Bank of America’s U.S. economist Aditya Bhave and strategists Mark Cabana and Alex Cohen expect the “tone could be less balanced at Jackson Hole given the robust data flow since the July FOMC meeting.” They pointed to Q2 GDP that drove up 2.4%, well above consensus, and July retail sales, excluding autos, that climbed 1.0%, also above expectations.
“While the Fed would prefer not to short-circuit the business cycle, policymakers are probably becoming increasingly concerned about a re-acceleration in inflation, driven by strong aggregate demand,” the BofA strategists said. “Therefore, we expect Powell to push back— implicitly or explicitly— against the degree of rate cuts that markets are pricing for next year.”
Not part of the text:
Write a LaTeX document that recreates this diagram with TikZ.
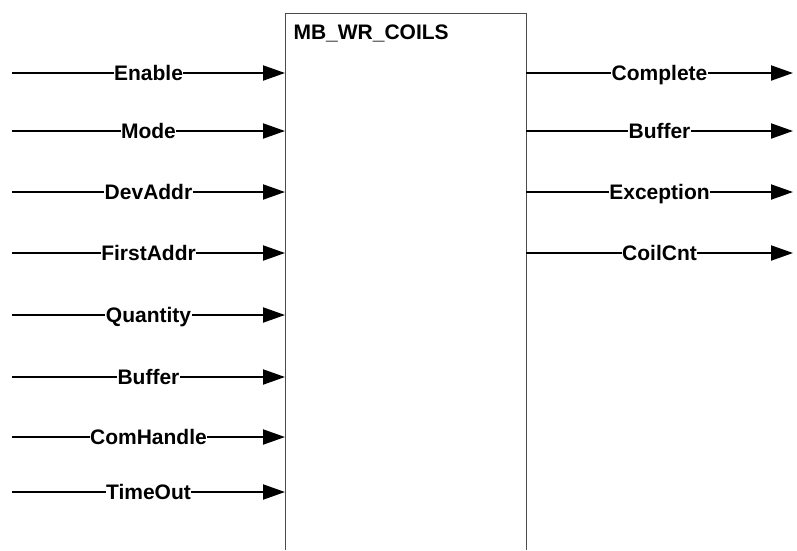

Recall that last year, Powell had bluntly stated that the Fed is focusing on inflation and price stability over its full-employment mandate and warned that rate cuts were not coming soon.
The recent jump in bond yields is likely to be mentioned, though it might not be tackled head on, said Evercore ISI Vice Chairman Krishna Guha, who is head of the firm’s Global Policy and Central Bank Strategy Team. “But our hunch is the Fed will try to avoid adding fuel to the fire in the hawkish direction,” he wrote in a note to clients.
Overall, he expects the Fed to be cautious “and avoid piling on the rise in yields, but not try to tell the bond market it is wrong either.”
Lexi Cantor from Goldman Sachs’s Economic Research team isn’t expecting strong signals from the Fed on monetary policy. With July PCE inflation and the nonfarm payrolls report coming out after the Jackson Hole meeting, “the Fed will likely wait to be informed by these new data before changing their current posture,” she wrote in a note to clients.
SA Analyst Gary Gambino anticipates that Powell “will probably restate its intent to keep interest rates high for an extended period to make sure inflation does not flare up again.”
As such, he doesn’t foresee much effect on markets as the central bank has already communicated that message well. “Treasury and equity markets already appear to have turned to reflect this policy, as they did in 2022 ahead of the conference,” he wrote.
SA Analyst Damir Tokic expects the Fed to hint at further interest hikes this year to prevent a flare-up in inflation. A premature pause could boost energy and food prices, especially if the U.S. dollar weakens, and accelerate wage growth — both factors that could re-ignite inflation.
“The Fed might need to overtighten and cause a deeper demand shock to restore price stability,” Tokic wrote recently.